As a side point it’s interesting to note that although the Orthodox Church keeps a hagiography, that is the stores and accounts of the lives of Saints, those whom it believes are certainly with God in heaven, it does not have a list of the damned, those who are certain to be away from the presence of God in hell. We believe that the manifestation of holy people is a gift to us from God but never presume that any person is permanently lost from God.
But while knowing a bit of the process of identifying and glorifying Saints is a good thing, the true value of the Saints lies in something much more important. You, I, and we, are called to be saints as well.
In the Epistle reading the author of Hebrews recounts the great deeds of saints past but never leaves the readers with the accounts for their own sake. The author tells the stories of these people as an encouragement for those now living the life of faith to live holy lives as well.
It is good to venerate the Saints but an Orthodox Christian may kiss an icon a thousand times and if they do not emulate the virtues, the life of Christ that made that person holy, in their own lives the kiss is an empty gesture. Lighting a candle before an icon makes little difference if the person kindling the flame does not also kindle a flame within themselves to imitate this Saint as they imitated Christ. The truest form of veneration is imitation and while we ask for the intercessions of the saints we are also called to act as saints ourselves in the here and now.

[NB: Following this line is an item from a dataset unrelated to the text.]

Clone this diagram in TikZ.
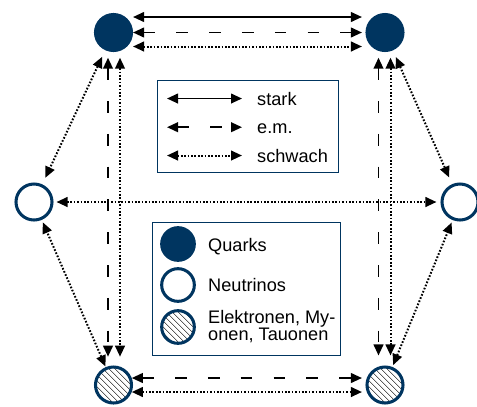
\documentclass[tikz,border=0pt]{standalone}
\usepackage{fontspec}
\setmainfont{Liberation Sans}
\usepackage{tikz}
\usetikzlibrary{arrows.meta,patterns.meta,calc}
\definecolor{particleblue}{RGB}{0,53,96}

\tikzset{
  particle/.style={circle,draw=particleblue,line width=2.6pt,minimum size=1.08cm,inner sep=0pt},
  quark/.style={particle,fill=particleblue},
  neutrino/.style={particle,fill=white},
  lepton/.style={particle,pattern={Lines[angle=-45,distance=4pt,line width=0.5pt]}},
  legendsize/.style={minimum size=0.98cm},
  interaction/.style={{Triangle[length=0.33cm,width=0.29cm]}-{Triangle[length=0.33cm,width=0.29cm]},line width=1.6pt},
  stark/.style={interaction},
  elmag/.style={interaction,dash pattern=on 10pt off 18pt},
  schwach/.style={interaction,line width=1.7pt,dash pattern=on 1.4pt off 1.5pt},
  legendbox/.style={draw=particleblue,line width=0.8pt},
  legendtext/.style={font=\fontsize{15.5}{14.5}\selectfont,inner sep=0pt,anchor=base west,align=left}
}

\begin{document}
\begin{tikzpicture}[x=0.03cm,y=-0.03cm]
    \useasboundingbox (0,0) rectangle (477,406);

    % Teilchen
    \node[quark] (qL) at (113.5,32.5) {};
    \node[quark] (qR) at (385,32.5) {};
    \node[neutrino] (nL) at (34,202) {};
    \node[neutrino] (nR) at (460,202) {};
    \node[lepton] (lL) at (113.5,385) {};
    \node[lepton] (lR) at (385,385) {};

    % Quark - Quark
    \draw[stark,shorten >=3pt] ($(qL.east)+(0,-15.5)$) -- ($(qR.west)+(0,-15.5)$);
    \draw[elmag,shorten >=3pt] (qL.east) -- (qR.west);
    \draw[schwach,shorten >=3pt] ($(qL.east)+(0,14)$) -- ($(qR.west)+(0,14)$);

    % Lepton - Lepton
    \draw[elmag,shorten >=3pt] ($(lL.east)+(0,-7)$) -- ($(lR.west)+(0,-7)$);
    \draw[schwach,shorten >=3pt] ($(lL.east)+(0,7)$) -- ($(lR.west)+(0,7)$);

    % Quark - Lepton
    \draw[elmag,shorten <=0.17cm,shorten >=0.3cm] ($(qL.south)+(-5.5,0)$) -- ($(lL.north)+(-5.5,0)$);
    \draw[schwach,shorten <=0.17cm,shorten >=0.3cm] ($(qL.south)+(6.5,0)$) -- ($(lL.north)+(6.5,0)$);
    \draw[elmag,shorten <=0.17cm,shorten >=0.3cm] ($(qR.south)+(-6.5,0)$) -- ($(lR.north)+(-6.5,0)$);
    \draw[schwach,shorten <=0.17cm,shorten >=0.3cm] ($(qR.south)+(5.5,0)$) -- ($(lR.north)+(5.5,0)$);

    % Neutrinos
    \draw[schwach,shorten <=0.22cm,shorten >=0.22cm] (qL) -- (nL);
    \draw[schwach,shorten <=0.22cm,shorten >=0.22cm] (qR) -- (nR);
    \draw[schwach,shorten <=0.06cm,shorten >=0.08cm] (lL) -- (nL);
    \draw[schwach,shorten <=0.06cm,shorten >=0.08cm] (lR) -- (nR);
    \draw[schwach,shorten <=0.09cm,shorten >=0.12cm] (nL) -- (nR);

    % Legende Wechselwirkungen
    \draw[legendbox] (157,80) rectangle (338,172);
    \node[legendtext] (tStark) at (257,105) {stark};
    \node[legendtext] (tElmag) at (257,133) {e.m.};
    \node[legendtext] (tSchwach) at (257,162) {schwach};
    \draw[stark] ($(tStark.west)+(-90,0)$) -- ($(tStark.west)+(-15,0)$);
    \draw[elmag] ($(tElmag.west)+(-90,-1)$) -- ($(tElmag.west)+(-15,-1)$);
    \draw[schwach] ($(tSchwach.west)+(-90,0)$) -- ($(tSchwach.west)+(-15,0)$);

    % Legende Teilchen
    \draw[legendbox] (152,222) rectangle (340,355);
    \node[quark,legendsize] (kQuark) at (178,244) {};
    \node[neutrino,legendsize] (kNeutrino) at (178,285) {};
    \node[lepton,legendsize] (kLepton) at (178,327) {};
    \node[legendtext] (tQuark) at (208,251) {Quarks};
    \node[legendtext] (tNeutrino) at (208,291) {Neutrinos};
    \node[legendtext,anchor=west] (tLepton) at (208,327) {Elektronen, My-\\onen, Tauonen};
\end{tikzpicture}
\end{document}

In this world that sometimes seems like it’s tearing apart at the seams the truth is that we don’t need more police, or soldiers, or politicians, social workers, or even preachers. What this world needs is more saints, more people who choose to live for God first, foremost, and always. That means you, and I, and we together need to live the lives we were called by God to live, endure the costs, and share the glory. When we do we save ourselves and change the world.